Dès 2015, le festival s’est inscrit dans divers programmes de recherche internationale, ouvrant ses collaborations. J’avais eu la chance d’enseigner aux États-Unis ce qui m’a permis de rencontrer différentes universités américaines que nous avons alors invitées. Leur enthousiasme immédiat a confirmé que le festival pouvait devenir une plateforme internationale d’expression architecturale.

Chaque année, de nouveaux hôtels particuliers s’ouvrent à nous, offrant au festival une couleur, une tonalité renouvelée.

Le festival est souvent perçu comme un véritable tremplin.

Quels sont vos critères de sélection ?

Nous sélectionnons avant tout un projet, pas une équipe. Ce qui prime, c’est la pertinence par rapport au thème, la faisabilité technique, et surtout l’originalité : aucune installation ne doit en rappeler une autre.

Nous réfléchissons également au parcours du visiteur. Le festival s’adresse d’abord au public : il s’agit d’offrir une expérience spatiale et sensible qui permette de parler d’architecture autrement.

Une anecdote m’a particulièrement touchée : un jeune médiateur, alors étudiant en deuxième année d’architecture, m’a confié qu’enfant, ses parents l’emmenaient chaque année découvrir les installations du festival. Est-ce la source de sa vocation ? C’est ce genre de témoignage qui rappelle la portée réelle de notre action.

Comment le public montpelliérain a-t-il accueilli cette relecture contemporaine du patrimoine ?

Nous avons récemment mené une enquête avec la CCI pour mieux cerner notre public : 80 % de nos visiteurs viennent de l’Hérault, et 99% se déclarent satisfaits.

Près de 40 % reviennent chaque année, preuve d’une fidélité remarquable.

Notre meilleure communication reste d’ailleurs le bouche-à-oreille, signe que le festival s’inscrit durablement dans la vie culturelle locale.

Les enjeux environnementaux occupent aujourd’hui une place centrale. Comment se traduisent-ils au sein du FAV ?

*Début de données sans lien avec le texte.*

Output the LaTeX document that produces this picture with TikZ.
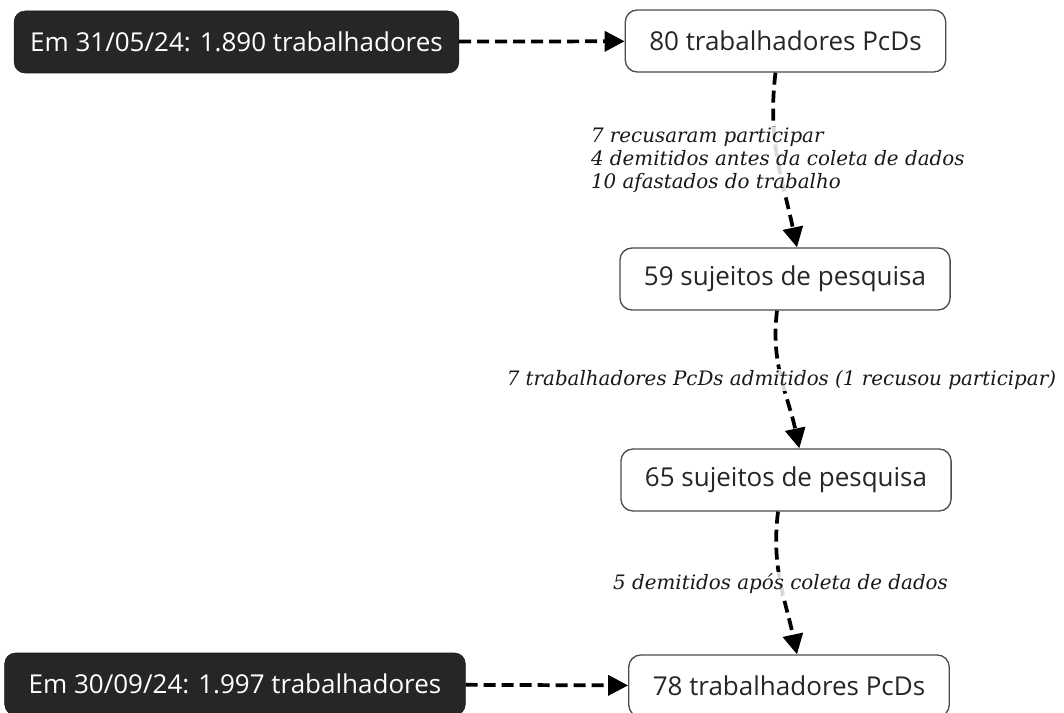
\documentclass[tikz,border=0pt]{standalone}
\usepackage{fontspec}
\setmainfont{Open Sans}
\newfontfamily\notefont{DejaVu Serif}
\usetikzlibrary{arrows.meta}

\begin{document}
\begin{tikzpicture}[x=0.75pt,y=-0.75pt,
  dark node/.style={rectangle,rounded corners=8pt,draw=black!90,fill=black!85,text=white,
    font=\fontsize{19.5}{23}\selectfont,minimum height=46.5pt,inner xsep=16pt},
  main node/.style={rectangle,rounded corners=9pt,draw=black!70,line width=1pt,fill=white,
    text=black!85,font=\fontsize{19.5}{23}\selectfont,minimum height=46.5pt,inner xsep=18pt},
  flow/.style={line width=2.8pt,dash pattern=on 9pt off 4.5pt,
    -{Triangle[length=15pt,width=15pt]}},
  note/.style={font=\notefont\itshape\fontsize{14.9}{17}\selectfont,align=left,
    text=black!90,fill=white,fill opacity=0.85,text opacity=1,inner sep=1pt}]

  \useasboundingbox (0,0) rectangle (1064,713);

  \node[dark node,inner xsep=12pt] (jun) at (236.5,42) {Em 31/05/24: 1.890 trabalhadores};
  \node[main node] (p80) at (785.5,41) {80 trabalhadores PcDs};
  \node[main node] (s59) at (785,279) {59 sujeitos de pesquisa};
  \node[main node] (s65) at (786,480) {65 sujeitos de pesquisa};
  \node[main node] (p78) at (789,686) {78 trabalhadores PcDs};
  \node[dark node,inner xsep=18pt] (set) at (235,684) {Em 30/09/24: 1.997 trabalhadores};

  \path[flow]
    (jun) edge (p80)
    (set) edge (p78)
    ([xshift=-7.5pt]p80.south) edge[out=-97,in=102] node[note]
      {7 recusaram participar\\4 demitidos antes da coleta de dados\\10 afastados do trabalho}
      ([xshift=9pt]s59.north)
    ([xshift=-6pt]s59.south) edge[out=-97,in=102] node[note]
      {7 trabalhadores PcDs admitidos (1 recusou participar)}
      ([xshift=10pt]s65.north)
    ([xshift=-6pt]s65.south) edge[out=-97,in=102] node[note]
      {5 demitidos após coleta de dados}
      ([xshift=6pt]p78.north);
\end{tikzpicture}
\end{document}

Nous avions déjà naturellement adopté certaines pratiques responsables, mais il nous manquait un cadre structuré. C’est pourquoi nous avons établi un partenariat avec Mas Réemploi, afin d’assurer une gestion plus vertueuse des matériaux.

Nous savons désormais d’où proviennent les matériaux, comment ils sont utilisés, et ce qu’ils deviennent ensuite. Les équipes peuvent s’y approvisionner et y retourner leurs matériaux après l’événement. Chaque année, nous évaluons également notre bilan carbone, ainsi que le CO₂ économisé grâce à ces pratiques.

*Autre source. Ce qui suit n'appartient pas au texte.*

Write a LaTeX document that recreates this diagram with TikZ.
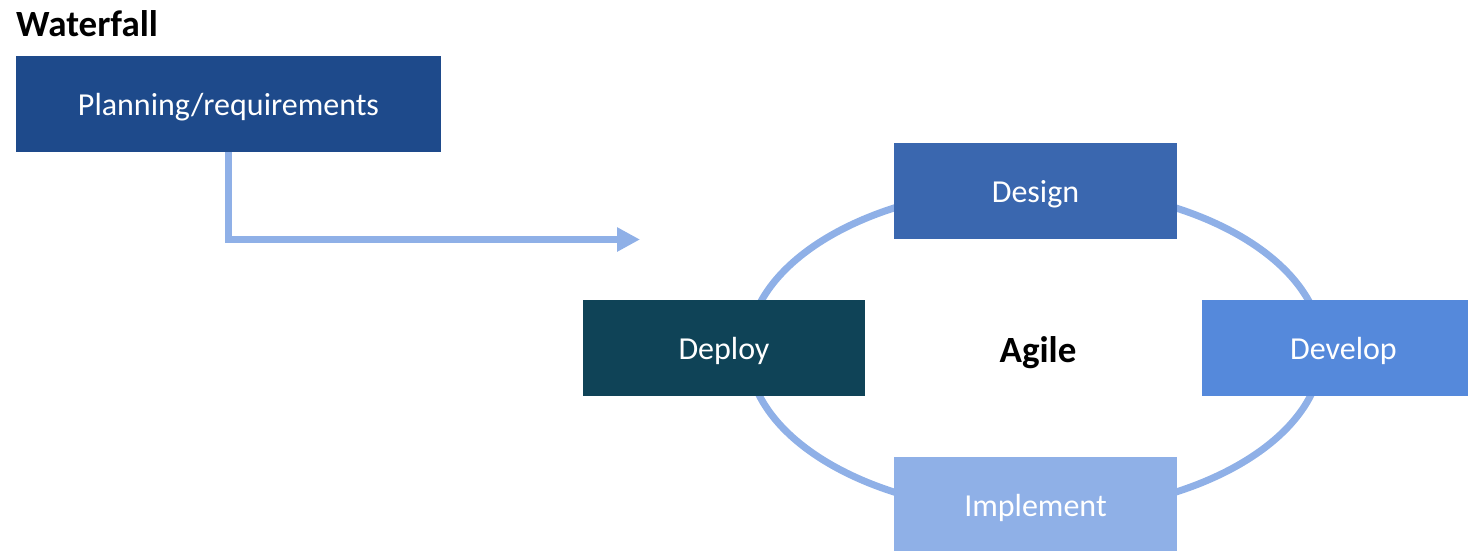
\documentclass[tikz,border=0pt]{standalone}
\usepackage{fontspec}
\setmainfont{Carlito}
\usetikzlibrary{positioning,arrows.meta}
\definecolor{planblue}{HTML}{1E4A8B}
\definecolor{designblue}{HTML}{3A67AF}
\definecolor{deployteal}{HTML}{0F4357}
\definecolor{developblue}{HTML}{5589DB}
\definecolor{implementblue}{HTML}{8FB0E7}
\definecolor{linkblue}{HTML}{8FB0E7}

\begin{document}
\begin{tikzpicture}[x=1pt, y=-1pt,
        phasenode/.style={rectangle, text=white, minimum height=96pt, inner sep=0pt, text height=23pt, text depth=0pt, font=\fontsize{32}{36}\selectfont},
        titlenode/.style={inner sep=0pt, font=\bfseries\fontsize{37}{42}\selectfont},
        linkline/.style={draw=linkblue, line width=7pt},
        ]
        \useasboundingbox (0,0) rectangle (1468,550);
        %Cycle
        \draw[linkline] (1035,350) ellipse [x radius=287pt, y radius=163pt];
        %Nodes
        \node[titlenode, anchor=base west] (waterfall) at (16,36) {Waterfall};
        \node[phasenode, fill=planblue, minimum width=425pt] (plan) at (228.5,104) {Planning/requirements};
        \node[titlenode, anchor=base] (agile) at (1038,362) {Agile};
        \node[phasenode, fill=designblue, minimum width=283pt] (design) at (1035.5,191) {Design};
        \node[phasenode, fill=deployteal, minimum width=282pt] (deploy) at (724,347.5) {Deploy};
        \node[phasenode, fill=developblue, minimum width=283pt] (develop) at (1343.5,347.5) {Develop};
        \node[phasenode, fill=implementblue, minimum width=283pt] (implement) at (1035.5,505) {Implement};
        \coordinate (handoff) at (640,239.5);
        %Arrow
        \draw[linkline, -{Triangle[length=23pt, width=23pt]}] (plan.south) |- (handoff);
\end{tikzpicture}
\end{document}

Que représente pour vous cette 20e édition anniversaire ?

C’est une édition véritablement exceptionnelle. Nous avons revu notre règlement : des mentors, architectes ayant déjà participé au FAV, choisiront et accompagneront une équipe tout au long de la conception. Nous organiserons également un cycle de débats et de conférences consacré à l’architecture contemporaine. Et nous révélerons très prochainement le parrain qui accompagnera cette édition symbolique.

Comment conciliez-vous ces trois facettes de votre activité ?

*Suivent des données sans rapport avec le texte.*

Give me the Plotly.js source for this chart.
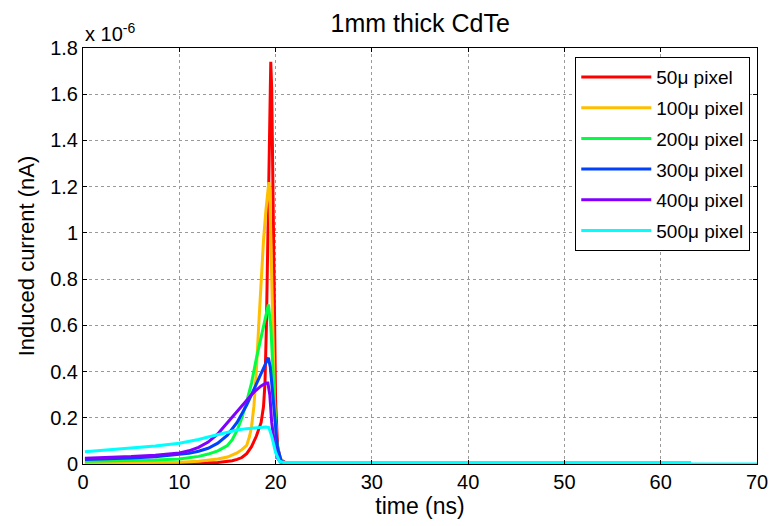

Je travaille avec une équipe formidable au sein de l’agence, et Judith Rossi, notre permanente au Festival des Architectures Vives, codirige l’organisation du festival à nos côtés. Notre agilité est notre force : nous sommes peu nombreux, donc les décisions se prennent vite. J’essaie de compartimenter mes rôles (rires). Lorsque je suis à l’agence, je suis entièrement dédiée aux projets. À l’école d’Architecture, je suis pleinement avec mes étudiants. Et lorsque vient le temps du festival, je m’immerge totalement dans l’organisation. Bien s’entourer et savoir cloisonner ces trois univers est indispensable.

Quel message souhaitez-vous adresser aux architectes, habitants et visiteurs qui ont contribué à cette aventure ?

Le Festival des Architectures Vives est avant tout un projet collectif. Les habitants et propriétaires ouvrent généreusement leurs cours ; les jeunes architectes, parfois venus de très loin, viennent partager leur savoir-faire ; et Montpellier offre son patrimoine comme écrin à ces créations. Les participants étrangers prennent le temps de découvrir la ville et la région : ces échanges humains et culturels sont d’une richesse inestimable.

J’espère sincèrement que cette aventure pourra se poursuivre encore longtemps.